Summable family in a normed linear space

Question

I learnt a definition: Let $X$ be a normed linear space and $J$ be a non-empty set. A family $x:J\rightarrow X$ is summable with sum $\overline{x}$ if for all $\epsilon>0$, there exists a finite subset $M_0$ of $J$ such that whenever $M_0\subset M\subset J$ with $M$ finite, $$\|\overline{x}-\sum_{j\in M}x_j\|<\epsilon.$$

I wondered whether this definition extended the usual notion of the convergence of a series. This is what I thought:

Let $J=\mathbb{N}$. If $x_1,x_2,\dots$ is summable with sum $\overline{x}$ as in the above definition, then $\sum_{n=1}^\infty x_n=\overline{x}$ in the usual sense. However, $\sum_{n=1}^\infty x_n$ being convergent does not imply that $x_1,x_2,\dots$ is summable as in the above definition. For example, take $X=\mathbb{R}$ and take $x_n=(-1)^nn^{-1}$. However, if $X$ is complete and $\sum_{n=1}^\infty x_n$ is absolutely convergent i.e. $\sum_{n=1}^\infty \|x_n\|<\infty$, then $x_1,x_2,\dots$ is summable as in the above definition.
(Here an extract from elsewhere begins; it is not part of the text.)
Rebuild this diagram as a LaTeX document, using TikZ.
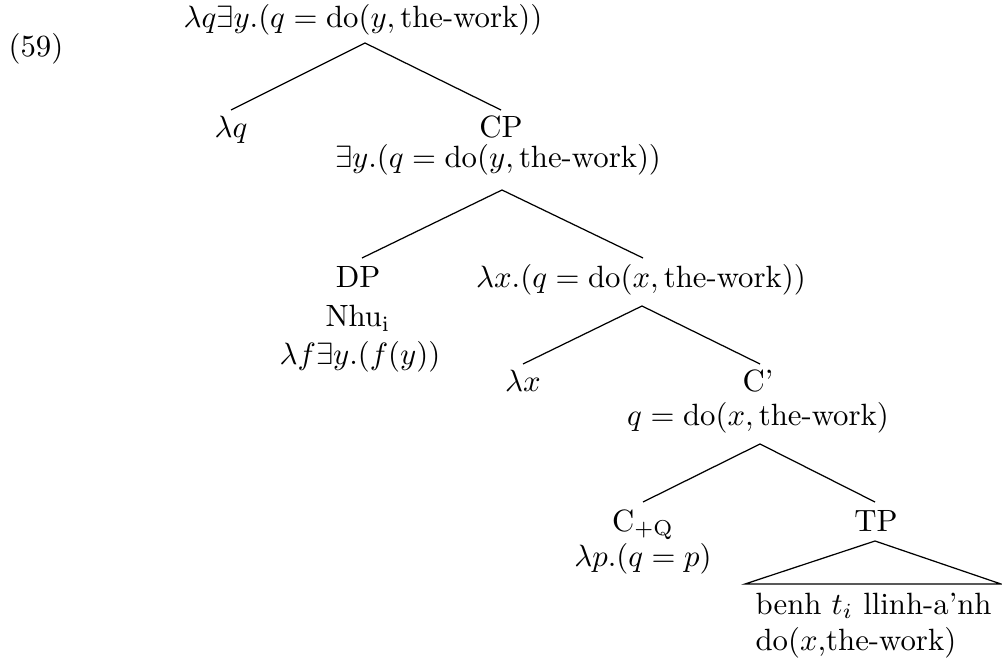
\documentclass[tikz,border=0pt]{standalone}
\usepackage{amsmath}
\tikzset{
  lbl/.style={inner sep=0pt, anchor=base},
  lblw/.style={inner sep=0pt, anchor=base west},
  branch/.style={draw=black, line width=0.4pt}
}
\begin{document}
\begin{tikzpicture}[x=0.325pt,y=-0.325pt]
\useasboundingbox (0,0) rectangle (1002,664);
% labels
\node[lblw] (ex) at (8,57) {(59)};
\node[lbl] (root) at (363,28) {$\lambda q\exists y.(q=\mathrm{do}(y,\text{the-work}))$};
\node[lbl] (lq) at (231,138) {$\lambda q$};
\node[lbl] (cp) at (501,138) {CP};
\node[lbl] (cpsem) at (498,168) {$\exists y.(q=\mathrm{do}(y,\text{the-work}))$};
\node[lbl] (dp) at (358,288) {DP};
\node[lbl] (nhu) at (358,327) {Nhu$_{\mathrm{i}}$};
\node[lbl] (dpsem) at (360,365) {$\lambda f\exists y.(f(y))$};
\node[lbl] (lxsem) at (641,288) {$\lambda x.(q=\mathrm{do}(x,\text{the-work}))$};
\node[lbl] (lx) at (523,392) {$\lambda x$};
\node[lbl] (cbar) at (758,392) {C’};
\node[lbl] (cbarsem) at (758,426) {$q=\mathrm{do}(x,\text{the-work})$};
\node[lbl] (cq) at (643,531) {C$_{+\mathrm{Q}}$};
\node[lbl] (cqsem) at (643,566) {$\lambda p.(q=p)$};
\node[lbl] (tp) at (876,531) {TP};
\node[lblw] (tpword) at (755,614) {benh $t_i$ llinh-a’nh};
\node[lblw] (tpsem) at (755,650) {do($x$,the-work)};
% branch points
\coordinate (rA) at (365,43);
\coordinate (rL) at (231,110);
\coordinate (rR) at (501,110);
\coordinate (cA) at (502,190);
\coordinate (cL) at (362,258);
\coordinate (cR) at (643,258);
\coordinate (xA) at (642,306);
\coordinate (xL) at (523,364);
\coordinate (xR) at (760,364);
\coordinate (bA) at (760,444);
\coordinate (bL) at (643,502);
\coordinate (bR) at (875,502);
\coordinate (tA) at (875,541);
\coordinate (tL) at (745,584);
\coordinate (tR) at (1001,584);
% branches
\draw[branch] (rL) -- (rA) -- (rR);
\draw[branch] (cL) -- (cA) -- (cR);
\draw[branch] (xL) -- (xA) -- (xR);
\draw[branch] (bL) -- (bA) -- (bR);
\draw[branch] (tA) -- (tL) -- (tR) -- cycle;
\end{tikzpicture}
\end{document}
So $x_1,x_2,\dots$ being summable is weaker than $\sum_{n=1}^\infty \|x_n\|<\infty$, but is "strictly stronger" than $\sum_{n=1}^\infty x_n$ being convergent.

Does anyone know if $x_1,x_2,\dots$ being summable is equivalent to $\sum_{n=1}^\infty \|x_n\|<\infty$?

Answer 1

Consider the sequence $x_n = e_n/n$ in $\ell^\infty$, where $e_n$ is the $n$'th standard unit vector ($e_n(n) = 1$, $e_n(i) = 0$ otherwise). This is summable with sum $x$ where $x(j) = 1/j$ for all $j$, but $\sum_n \|x_n\| = \infty$.

Answer 2

If $\sum_{j\in J} ||x_j||<\infty$, then $x_j=0$ for all but countably many $j$, so we can suppose $J=\mathbb{N}$. Then for any $\epsilon,$ let $N$ be such that $\sum_{N}^\infty||x_j||<\epsilon$. Then for every $k$, $||\sum_N^{N+k} x_j||<\epsilon$ by the triangle inequality, which shows the sequence of partial sums of the $x_j$ is Cauchy and thus converges to a unique limit $\bar x$. The converse is actually false, as the example of $\sum 1/n e_n$ in $\ell^2$ shows.